* BEGIN DATASET EXTRACT *

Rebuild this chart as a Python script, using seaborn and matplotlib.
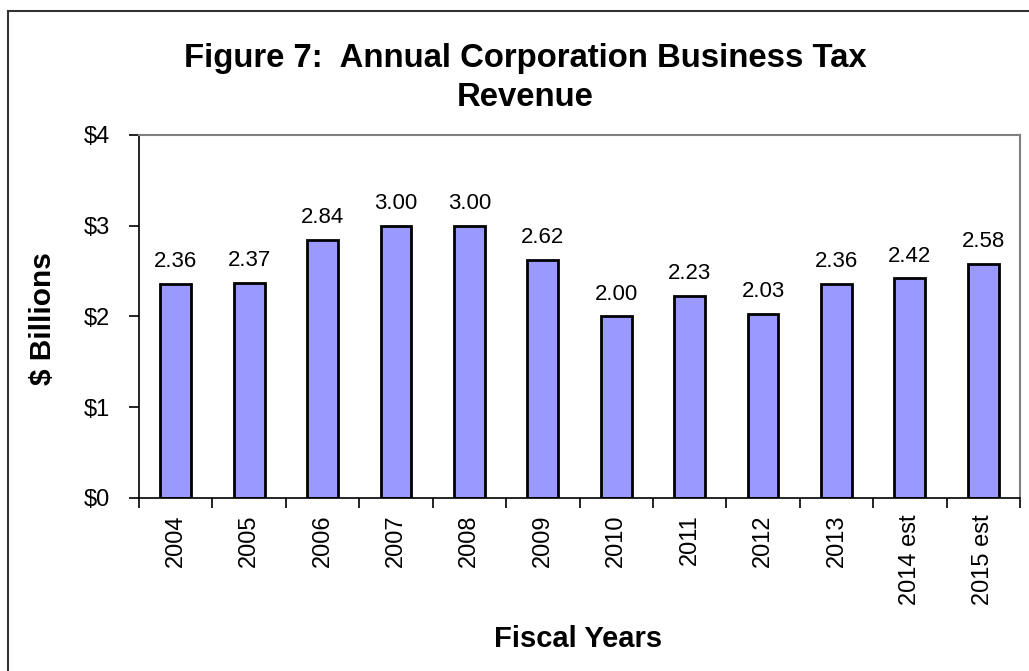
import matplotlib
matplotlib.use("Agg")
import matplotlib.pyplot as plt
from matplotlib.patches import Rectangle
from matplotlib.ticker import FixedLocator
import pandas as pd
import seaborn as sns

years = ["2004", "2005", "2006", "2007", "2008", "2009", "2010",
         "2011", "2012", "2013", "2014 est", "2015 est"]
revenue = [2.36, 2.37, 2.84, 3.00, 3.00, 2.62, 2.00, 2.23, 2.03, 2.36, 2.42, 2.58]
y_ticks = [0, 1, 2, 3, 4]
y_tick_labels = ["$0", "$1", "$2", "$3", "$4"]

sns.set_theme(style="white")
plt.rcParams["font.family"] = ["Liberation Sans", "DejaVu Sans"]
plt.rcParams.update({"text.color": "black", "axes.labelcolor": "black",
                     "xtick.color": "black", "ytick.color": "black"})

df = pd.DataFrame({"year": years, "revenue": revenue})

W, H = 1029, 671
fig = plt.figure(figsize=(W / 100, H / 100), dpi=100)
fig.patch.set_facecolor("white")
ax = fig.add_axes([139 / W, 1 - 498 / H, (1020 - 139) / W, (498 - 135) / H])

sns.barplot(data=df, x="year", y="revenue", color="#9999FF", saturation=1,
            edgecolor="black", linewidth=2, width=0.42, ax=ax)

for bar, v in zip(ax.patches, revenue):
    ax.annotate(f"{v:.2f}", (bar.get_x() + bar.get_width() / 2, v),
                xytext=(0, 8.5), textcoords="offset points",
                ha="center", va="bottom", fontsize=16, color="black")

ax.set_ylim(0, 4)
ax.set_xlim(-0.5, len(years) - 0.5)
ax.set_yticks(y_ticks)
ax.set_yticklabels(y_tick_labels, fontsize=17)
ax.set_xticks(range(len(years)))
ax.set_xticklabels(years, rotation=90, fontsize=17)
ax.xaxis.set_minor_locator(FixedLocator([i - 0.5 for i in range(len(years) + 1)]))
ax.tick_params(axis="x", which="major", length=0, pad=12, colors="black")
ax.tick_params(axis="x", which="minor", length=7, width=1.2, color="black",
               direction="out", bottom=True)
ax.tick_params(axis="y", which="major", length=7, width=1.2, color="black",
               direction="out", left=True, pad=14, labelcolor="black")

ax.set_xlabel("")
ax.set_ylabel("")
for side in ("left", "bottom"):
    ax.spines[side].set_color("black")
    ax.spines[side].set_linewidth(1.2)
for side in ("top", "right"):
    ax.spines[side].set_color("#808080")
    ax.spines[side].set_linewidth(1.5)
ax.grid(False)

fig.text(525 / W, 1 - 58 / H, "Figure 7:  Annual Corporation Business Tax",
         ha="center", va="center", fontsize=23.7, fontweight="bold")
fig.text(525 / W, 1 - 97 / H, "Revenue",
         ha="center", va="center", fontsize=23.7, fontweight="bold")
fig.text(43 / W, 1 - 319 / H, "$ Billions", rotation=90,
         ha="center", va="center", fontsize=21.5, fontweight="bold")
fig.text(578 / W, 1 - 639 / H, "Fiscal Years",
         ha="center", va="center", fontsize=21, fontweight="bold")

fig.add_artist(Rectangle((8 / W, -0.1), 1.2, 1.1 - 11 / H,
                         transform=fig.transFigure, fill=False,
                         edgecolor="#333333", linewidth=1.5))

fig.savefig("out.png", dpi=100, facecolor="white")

* END DATASET EXTRACT *

AIM OF THE TASK: Leave out the pictures and restate, word for word, the lines from the top of the data through the line containing "linewidth=2, width=0.42, ax=ax)", both included.

WRITTEN ANSWER:
Rebuild this chart as a Python script, using seaborn and matplotlib.
import matplotlib
matplotlib.use("Agg")
import matplotlib.pyplot as plt
from matplotlib.patches import Rectangle
from matplotlib.ticker import FixedLocator
import pandas as pd
import seaborn as sns

years = ["2004", "2005", "2006", "2007", "2008", "2009", "2010",
         "2011", "2012", "2013", "2014 est", "2015 est"]
revenue = [2.36, 2.37, 2.84, 3.00, 3.00, 2.62, 2.00, 2.23, 2.03, 2.36, 2.42, 2.58]
y_ticks = [0, 1, 2, 3, 4]
y_tick_labels = ["$0", "$1", "$2", "$3", "$4"]

sns.set_theme(style="white")
plt.rcParams["font.family"] = ["Liberation Sans", "DejaVu Sans"]
plt.rcParams.update({"text.color": "black", "axes.labelcolor": "black",
                     "xtick.color": "black", "ytick.color": "black"})

df = pd.DataFrame({"year": years, "revenue": revenue})

W, H = 1029, 671
fig = plt.figure(figsize=(W / 100, H / 100), dpi=100)
fig.patch.set_facecolor("white")
ax = fig.add_axes([139 / W, 1 - 498 / H, (1020 - 139) / W, (498 - 135) / H])

sns.barplot(data=df, x="year", y="revenue", color="#9999FF", saturation=1,
            edgecolor="black", linewidth=2, width=0.42, ax=ax)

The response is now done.